- _EXERCISE REQUIREMENTS_: Set all the material down again unchanged, without the pictures.

- _GIVEN DATA_:
+ + + + +

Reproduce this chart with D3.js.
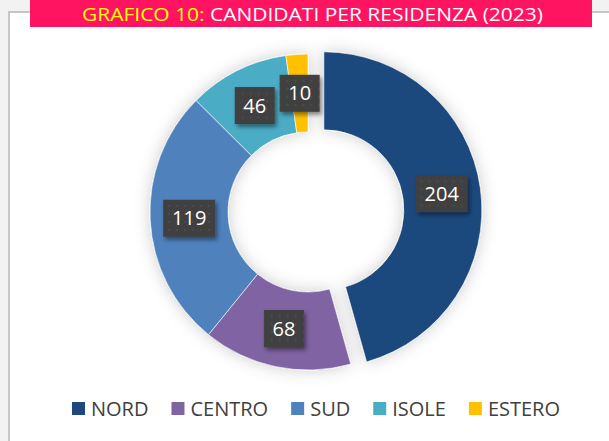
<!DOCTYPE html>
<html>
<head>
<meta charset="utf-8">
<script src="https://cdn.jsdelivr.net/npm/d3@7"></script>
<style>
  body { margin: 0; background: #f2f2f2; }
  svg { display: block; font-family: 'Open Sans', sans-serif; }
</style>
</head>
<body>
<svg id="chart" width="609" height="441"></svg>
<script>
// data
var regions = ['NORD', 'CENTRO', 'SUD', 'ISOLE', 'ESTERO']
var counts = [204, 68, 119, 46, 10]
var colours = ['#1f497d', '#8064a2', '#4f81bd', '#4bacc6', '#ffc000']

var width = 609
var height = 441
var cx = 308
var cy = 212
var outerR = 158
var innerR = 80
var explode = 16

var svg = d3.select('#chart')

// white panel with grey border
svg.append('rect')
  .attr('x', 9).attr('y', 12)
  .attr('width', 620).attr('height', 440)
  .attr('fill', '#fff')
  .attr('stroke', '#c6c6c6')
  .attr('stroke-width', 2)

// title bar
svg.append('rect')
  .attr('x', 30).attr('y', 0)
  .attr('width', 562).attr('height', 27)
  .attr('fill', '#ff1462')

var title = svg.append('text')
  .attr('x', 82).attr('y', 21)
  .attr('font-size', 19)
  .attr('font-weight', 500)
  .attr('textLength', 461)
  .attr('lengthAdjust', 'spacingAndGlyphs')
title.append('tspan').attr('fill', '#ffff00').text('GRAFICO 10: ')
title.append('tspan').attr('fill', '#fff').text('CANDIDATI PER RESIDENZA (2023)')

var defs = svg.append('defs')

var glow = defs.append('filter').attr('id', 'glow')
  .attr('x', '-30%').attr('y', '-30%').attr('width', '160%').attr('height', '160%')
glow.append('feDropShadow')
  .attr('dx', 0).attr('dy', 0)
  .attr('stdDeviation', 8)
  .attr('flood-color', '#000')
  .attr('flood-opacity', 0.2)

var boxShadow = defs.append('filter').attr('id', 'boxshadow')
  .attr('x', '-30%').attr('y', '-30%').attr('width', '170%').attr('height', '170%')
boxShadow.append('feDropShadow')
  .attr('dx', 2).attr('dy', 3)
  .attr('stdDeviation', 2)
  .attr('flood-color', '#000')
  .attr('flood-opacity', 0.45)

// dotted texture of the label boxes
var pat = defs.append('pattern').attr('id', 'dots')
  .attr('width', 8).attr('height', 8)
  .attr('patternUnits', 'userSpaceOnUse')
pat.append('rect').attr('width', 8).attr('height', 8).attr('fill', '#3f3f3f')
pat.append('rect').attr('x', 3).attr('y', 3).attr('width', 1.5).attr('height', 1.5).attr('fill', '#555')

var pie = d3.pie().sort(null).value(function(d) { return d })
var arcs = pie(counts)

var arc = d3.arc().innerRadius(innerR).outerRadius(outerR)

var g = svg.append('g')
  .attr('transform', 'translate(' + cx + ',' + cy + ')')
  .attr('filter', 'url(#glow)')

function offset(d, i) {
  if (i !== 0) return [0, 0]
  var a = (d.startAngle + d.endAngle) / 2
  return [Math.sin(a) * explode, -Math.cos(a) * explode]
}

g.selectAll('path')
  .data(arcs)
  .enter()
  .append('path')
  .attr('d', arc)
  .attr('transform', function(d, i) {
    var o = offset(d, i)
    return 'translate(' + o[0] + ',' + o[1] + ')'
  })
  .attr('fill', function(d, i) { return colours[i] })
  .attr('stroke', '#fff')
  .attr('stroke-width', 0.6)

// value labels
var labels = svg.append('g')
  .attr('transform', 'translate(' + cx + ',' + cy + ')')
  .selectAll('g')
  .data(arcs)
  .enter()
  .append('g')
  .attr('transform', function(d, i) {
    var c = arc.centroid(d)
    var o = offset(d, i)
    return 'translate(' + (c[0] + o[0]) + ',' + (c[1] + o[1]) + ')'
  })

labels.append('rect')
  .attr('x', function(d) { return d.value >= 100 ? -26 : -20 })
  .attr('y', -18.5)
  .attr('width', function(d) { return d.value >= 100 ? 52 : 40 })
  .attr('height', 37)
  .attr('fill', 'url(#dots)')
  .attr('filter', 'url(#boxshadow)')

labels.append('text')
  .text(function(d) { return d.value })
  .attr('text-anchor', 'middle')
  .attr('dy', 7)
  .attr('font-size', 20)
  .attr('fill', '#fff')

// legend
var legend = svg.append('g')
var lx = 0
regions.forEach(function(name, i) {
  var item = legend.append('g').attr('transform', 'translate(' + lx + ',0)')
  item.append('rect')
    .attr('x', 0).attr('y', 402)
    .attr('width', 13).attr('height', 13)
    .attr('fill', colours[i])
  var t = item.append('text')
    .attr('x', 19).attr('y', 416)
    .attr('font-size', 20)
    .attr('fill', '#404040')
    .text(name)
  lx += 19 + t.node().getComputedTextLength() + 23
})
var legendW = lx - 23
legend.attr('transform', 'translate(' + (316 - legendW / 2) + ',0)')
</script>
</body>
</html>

+ + + + +

- _ANSWER TO THE TASK_:
Reproduce this chart with D3.js.
<!DOCTYPE html>
<html>
<head>
<meta charset="utf-8">
<script src="https://cdn.jsdelivr.net/npm/d3@7"></script>
<style>
  body { margin: 0; background: #f2f2f2; }
  svg { display: block; font-family: 'Open Sans', sans-serif; }
</style>
</head>
<body>
<svg id="chart" width="609" height="441"></svg>
<script>
// data
var regions = ['NORD', 'CENTRO', 'SUD', 'ISOLE', 'ESTERO']
var counts = [204, 68, 119, 46, 10]
var colours = ['#1f497d', '#8064a2', '#4f81bd', '#4bacc6', '#ffc000']

var width = 609
var height = 441
var cx = 308
var cy = 212
var outerR = 158
var innerR = 80
var explode = 16

var svg = d3.select('#chart')

// white panel with grey border
svg.append('rect')
  .attr('x', 9).attr('y', 12)
  .attr('width', 620).attr('height', 440)
  .attr('fill', '#fff')
  .attr('stroke', '#c6c6c6')
  .attr('stroke-width', 2)

// title bar
svg.append('rect')
  .attr('x', 30).attr('y', 0)
  .attr('width', 562).attr('height', 27)
  .attr('fill', '#ff1462')

var title = svg.append('text')
  .attr('x', 82).attr('y', 21)
  .attr('font-size', 19)
  .attr('font-weight', 500)
  .attr('textLength', 461)
  .attr('lengthAdjust', 'spacingAndGlyphs')
title.append('tspan').attr('fill', '#ffff00').text('GRAFICO 10: ')
title.append('tspan').attr('fill', '#fff').text('CANDIDATI PER RESIDENZA (2023)')

var defs = svg.append('defs')

var glow = defs.append('filter').attr('id', 'glow')
  .attr('x', '-30%').attr('y', '-30%').attr('width', '160%').attr('height', '160%')
glow.append('feDropShadow')
  .attr('dx', 0).attr('dy', 0)
  .attr('stdDeviation', 8)
  .attr('flood-color', '#000')
  .attr('flood-opacity', 0.2)

var boxShadow = defs.append('filter').attr('id', 'boxshadow')
  .attr('x', '-30%').attr('y', '-30%').attr('width', '170%').attr('height', '170%')
boxShadow.append('feDropShadow')
  .attr('dx', 2).attr('dy', 3)
  .attr('stdDeviation', 2)
  .attr('flood-color', '#000')
  .attr('flood-opacity', 0.45)

// dotted texture of the label boxes
var pat = defs.append('pattern').attr('id', 'dots')
  .attr('width', 8).attr('height', 8)
  .attr('patternUnits', 'userSpaceOnUse')
pat.append('rect').attr('width', 8).attr('height', 8).attr('fill', '#3f3f3f')
pat.append('rect').attr('x', 3).attr('y', 3).attr('width', 1.5).attr('height', 1.5).attr('fill', '#555')

var pie = d3.pie().sort(null).value(function(d) { return d })
var arcs = pie(counts)

var arc = d3.arc().innerRadius(innerR).outerRadius(outerR)

var g = svg.append('g')
  .attr('transform', 'translate(' + cx + ',' + cy + ')')
  .attr('filter', 'url(#glow)')

function offset(d, i) {
  if (i !== 0) return [0, 0]
  var a = (d.startAngle + d.endAngle) / 2
  return [Math.sin(a) * explode, -Math.cos(a) * explode]
}

g.selectAll('path')
  .data(arcs)
  .enter()
  .append('path')
  .attr('d', arc)
  .attr('transform', function(d, i) {
    var o = offset(d, i)
    return 'translate(' + o[0] + ',' + o[1] + ')'
  })
  .attr('fill', function(d, i) { return colours[i] })
  .attr('stroke', '#fff')
  .attr('stroke-width', 0.6)

// value labels
var labels = svg.append('g')
  .attr('transform', 'translate(' + cx + ',' + cy + ')')
  .selectAll('g')
  .data(arcs)
  .enter()
  .append('g')
  .attr('transform', function(d, i) {
    var c = arc.centroid(d)
    var o = offset(d, i)
    return 'translate(' + (c[0] + o[0]) + ',' + (c[1] + o[1]) + ')'
  })

labels.append('rect')
  .attr('x', function(d) { return d.value >= 100 ? -26 : -20 })
  .attr('y', -18.5)
  .attr('width', function(d) { return d.value >= 100 ? 52 : 40 })
  .attr('height', 37)
  .attr('fill', 'url(#dots)')
  .attr('filter', 'url(#boxshadow)')

labels.append('text')
  .text(function(d) { return d.value })
  .attr('text-anchor', 'middle')
  .attr('dy', 7)
  .attr('font-size', 20)
  .attr('fill', '#fff')

// legend
var legend = svg.append('g')
var lx = 0
regions.forEach(function(name, i) {
  var item = legend.append('g').attr('transform', 'translate(' + lx + ',0)')
  item.append('rect')
    .attr('x', 0).attr('y', 402)
    .attr('width', 13).attr('height', 13)
    .attr('fill', colours[i])
  var t = item.append('text')
    .attr('x', 19).attr('y', 416)
    .attr('font-size', 20)
    .attr('fill', '#404040')
    .text(name)
  lx += 19 + t.node().getComputedTextLength() + 23
})
var legendW = lx - 23
legend.attr('transform', 'translate(' + (316 - legendW / 2) + ',0)')
</script>
</body>
</html>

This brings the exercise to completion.